Com Brecht[6], aprendemos que o público deve aprender a espantar-se com a situação ao invés de se identificar, abandonando a aparência das coisas para vê-las como são. O teatro épico consegue fazer ver sob o “efeito de estranheza”, de forma crítica, que se instala entre o mostrar e o mostrado, entre o significante e o significado. E se isso acontecer, a catarse dá lugar não à emoção, mas ao espanto.
Entre o inominável, o desprezo pelas mortes, o negacionismo, a descontinuidade
Jésus Santiago, em seu texto “O avesso da biopolítica e o vírus[7] nos adverte que é “possível interpretar o quanto a ação corrosiva da pulsão de morte na época da ciência se apresenta sob o modo de impasses quase insolúveis. Antes mesmo de Freud ter fornecido as grandes coordenadas do problema da necessidade “da renúncia da satisfação das fortes pulsões sexuais e destrutivas” para a sobrevivência do laço social, em seu Mal-estar na cultura,[2] Paul Valéry já havia prenunciado que a civilização tem a mesma fragilidade de uma vida: “Nós, civilizações, agora sabemos que somos mortais”.[3]
Santiago caracteriza a atitude do governo Bolsonaro para com o saber da ciência e os semblantes ofertados por ela, com uma posição negacionista que nos leva ao pior e com “efeitos devastadores e catastróficos da pandemia (…)”, sendo que “esse desdém pela ciência é um menosprezo pelo pior, ou pelo caráter mortal da civilização, na medida em que se desconhece que a fatia da população vulnerável no Brasil é muito maior que nos países nos quais prevalecem as democracias liberais, com a tendência ao agravamento dos efeitos econômicos adversos e calamitosos dessa crise”. Conclui dizendo que a desestabilização dos semblantes, “favorece o retorno da face feroz e tirânica da ordem social e política”[8].

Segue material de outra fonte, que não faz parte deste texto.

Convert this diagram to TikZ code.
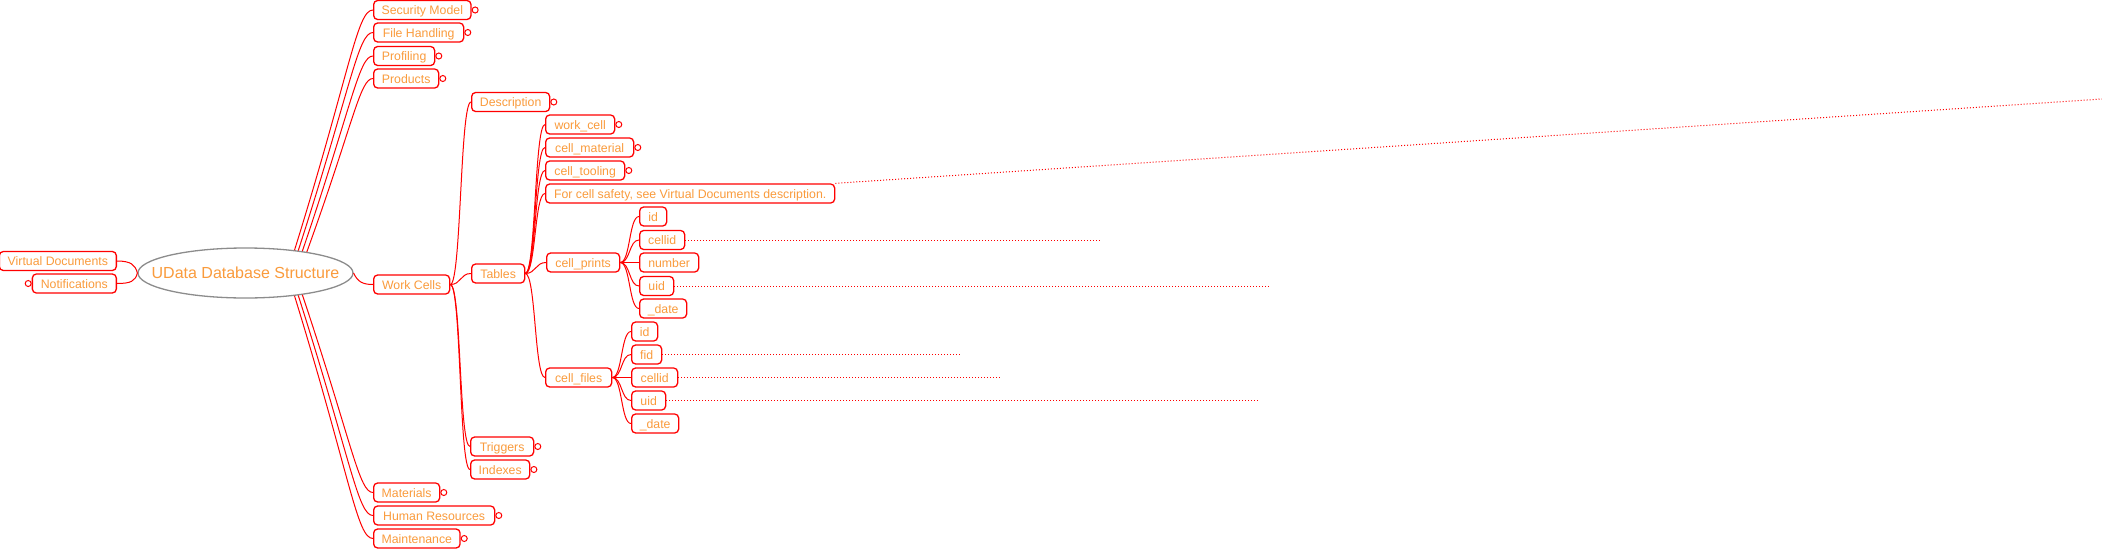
\documentclass[tikz,border=0pt]{standalone}
\usepackage{fontspec}
\setmainfont{Liberation Sans}
\usetikzlibrary{shapes.geometric}
\definecolor{mmred}{RGB}{255,0,0}
\definecolor{mmtext}{RGB}{250,155,60}
\definecolor{mmgray}{RGB}{140,140,140}
\tikzset{
  topic/.style={draw=mmred, line width=1.3pt, rounded corners=4pt, fill=white,
    text=mmtext, font=\fontsize{12.3}{14}\selectfont, inner xsep=8pt, inner ysep=0pt,
    minimum height=19pt, text height=10pt, text depth=0.6pt, anchor=west},
  fold/.style={circle, draw=mmred, fill=white, line width=1pt, inner sep=0pt, minimum size=6pt},
  link/.style={draw=mmred, line width=1pt},
  dotlink/.style={draw=mmred, line width=1pt, dash pattern=on 1pt off 2pt}
}
\begin{document}
\begin{tikzpicture}[x=1pt, y=-1pt]
\fill[white] (0,0) rectangle (2102,549);
\useasboundingbox (0,0) rectangle (2102,549);

% root
\node[ellipse, draw=mmgray, line width=1.3pt, fill=white, minimum width=215pt,
  minimum height=50pt, inner sep=0pt, text=mmtext, font=\fontsize{16}{18}\selectfont]
  (root) at (245.5,273) {\makebox[0pt]{\raisebox{-1.5pt}{UData Database Structure}}};

% left side
\node[topic, anchor=east, minimum width=117pt] (vd) at (117,261) {Virtual Documents};
\node[topic, anchor=east, minimum width=84pt] (notif) at (117,283.5) {Notifications};
\node[fold] (notiff) at ([xshift=-3.5pt]notif.west) {};

% root children
\node[topic, minimum width=95pt] (sm) at (373,10) {Security Model};
\node[topic, minimum width=90pt] (fh) at (373,32.5) {File Handling};
\node[topic, minimum width=61pt] (prof) at (373,56) {Profiling};
\node[topic, minimum width=65pt] (prod) at (373,78.5) {Products};
\node[topic, minimum width=76pt] (wc) at (373,284.5) {Work Cells};
\node[topic, minimum width=66pt] (mat) at (373,492.5) {Materials};
\node[topic, minimum width=121pt] (hr) at (373,515.5) {Human Resources};
\node[topic, minimum width=86pt] (maint) at (373,538.5) {Maintenance};

% work cells children
\node[topic, minimum width=78pt] (desc) at (471,102) {Description};
\node[topic, minimum width=53pt] (tables) at (471,273.5) {Tables};
\node[topic, minimum width=63pt] (trig) at (470,446.5) {Triggers};
\node[topic, minimum width=59pt] (idx) at (470,469.5) {Indexes};

% tables children
\node[topic, minimum width=69pt] (wcell) at (545,124.5) {work\_cell};
\node[topic, minimum width=88pt] (cmat) at (545,147.5) {cell\_material};
\node[topic, minimum width=79pt] (ctool) at (545,170.5) {cell\_tooling};
\node[topic, minimum width=289pt] (safety) at (545,193.5) {For cell safety, see Virtual Documents description.};
\node[topic, minimum width=73pt] (cprints) at (546,262.5) {cell\_prints};
\node[topic, minimum width=66pt] (cfiles) at (545,377.5) {cell\_files};

% cell_prints children
\node[topic, minimum width=27pt] (pid) at (639,216.5) {id};
\node[topic, minimum width=45pt] (pcellid) at (639,240) {cellid};
\node[topic, minimum width=59pt] (pnum) at (639,262.5) {number};
\node[topic, minimum width=34pt] (puid) at (639,286) {uid};
\node[topic, minimum width=47pt] (pdate) at (639,308.5) {\_date};

% cell_files children
\node[topic, minimum width=26pt] (fidn) at (631,331.5) {id};
\node[topic, minimum width=30pt] (ffid) at (631,354.5) {fid};
\node[topic, minimum width=46pt] (fcellid) at (631,377.5) {cellid};
\node[topic, minimum width=34pt] (fuid) at (631,400.5) {uid};
\node[topic, minimum width=47pt] (fdate) at (631,423.5) {\_date};

% fold markers
\foreach \n in {sm,fh,prof,prod,mat,hr,maint,desc,trig,idx,wcell,cmat,ctool}
  \node[fold] (\n f) at ([xshift=3.5pt]\n.east) {};

% connectors: left side
\draw[link] (vd.east) .. controls +(14,0) and +(-2,-8) .. (root.west);
\draw[link] (notif.east) .. controls +(14,0) and +(-2,8) .. (root.west);

% connectors: root to children
\draw[link] (root.25) .. controls +(56,-180) and +(-16,0) .. (sm.west);
\draw[link] (root.23) .. controls +(53,-164) and +(-15,0) .. (fh.west);
\draw[link] (root.21) .. controls +(50,-147) and +(-14,0) .. (prof.west);
\draw[link] (root.19) .. controls +(47,-130) and +(-13,0) .. (prod.west);
\draw[link] (root.east) .. controls +(4,9) and +(-10,0) .. (wc.west);
\draw[link] (root.-21) .. controls +(50,149) and +(-14,0) .. (mat.west);
\draw[link] (root.-23) .. controls +(53,166) and +(-15,0) .. (hr.west);
\draw[link] (root.-25) .. controls +(56,182) and +(-16,0) .. (maint.west);

% connectors: deeper levels
\foreach \c in {desc,tables,trig,idx}
  \draw[link] (wc.east) .. controls +(11,0) and +(-11,0) .. (\c.west);
\foreach \c in {wcell,cmat,ctool,safety,cprints,cfiles}
  \draw[link] (tables.east) .. controls +(10.5,0) and +(-10.5,0) .. (\c.west);
\foreach \c in {pid,pcellid,pnum,puid,pdate}
  \draw[link] (cprints.east) .. controls +(10,0) and +(-10,0) .. (\c.west);
\foreach \c in {fidn,ffid,fcellid,fuid,fdate}
  \draw[link] (cfiles.east) .. controls +(10,0) and +(-10,0) .. (\c.west);

% dotted links
\coordinate (e1) at (2102,99);
\coordinate (e2) at (1100,240);
\coordinate (e3) at (1271,286);
\coordinate (e4) at (960,354.5);
\coordinate (e5) at (1000,377.5);
\coordinate (e6) at (1260,400.5);
\draw[dotlink] (safety.north east) -- (e1);
\draw[dotlink] (pcellid.east) -- (e2);
\draw[dotlink] (puid.east) -- (e3);
\draw[dotlink] (ffid.east) -- (e4);
\draw[dotlink] (fcellid.east) -- (e5);
\draw[dotlink] (fuid.east) -- (e6);
\end{tikzpicture}
\end{document}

Éric Laurent em seu texto orientador[9] diz que “é a partir da inexistência do Outro que garantiria o real da ciência que surge um outro real para o sujeito que vive na linguagem. É esse real da angústia, da esperança, do amor, do ódio, da loucura e da debilidade mental. Todos esses afetos e paixões estarão no encontro marcado da nossa confrontação com o vírus; eles acompanham, como suas sombras, as “provas” científicas”. E cita Jacques-Alain Miller: “A inexistência do Outro não é antinômica ao real, ela lhe é, ao contrário, correlativa. […] É […] o real próprio do inconsciente, ao menos esse do qual, segundo a expressão de Lacan, o inconsciente testemunha, […] o real quando ele se revela na clínica como o impossível de suportar.”
Laurent conclui seu texto alertando-nos sobre a ética da ciência, seus problemas e a ética pessoal: “no nível pessoal, o modo como cada um pode interpretar as medidas de segurança terrivelmente restritivas que lhe são dadas introduz uma variável importante em todo cálculo global. Mas que isso depende muito do comportamento das pessoas e da maneira como vão aplicar essas medidas […]”[10].
Criamos? Reinventamos?
A pandemia, o isolamento social, o distanciamento social, o vírus, que nos assombra como inimigo invisível, desprezível para alguns, e a morte tão próxima para outros. Os vários significantes aos quais cada um de nós se viu confrontado nos deu possibilidades, à distância, de mostrar nossa solidariedade e capacidade de invenção. Para alguns apenas uma paranoia do outro, para outros o real da morte. Para outros a pedra no caminho, a solidão tantas vezes experimentada, mas agora com maior rigor, insistiu.
Termino essa reflexão colocando o título ao final, em vermelho, uma pequena subversão das normas, no momento em que as informações oficiais nos mostram que contamos mais de 150 mil mortos no Brasil: O Brasil de “marcha a ré”, a invenção e a subversão na cidade.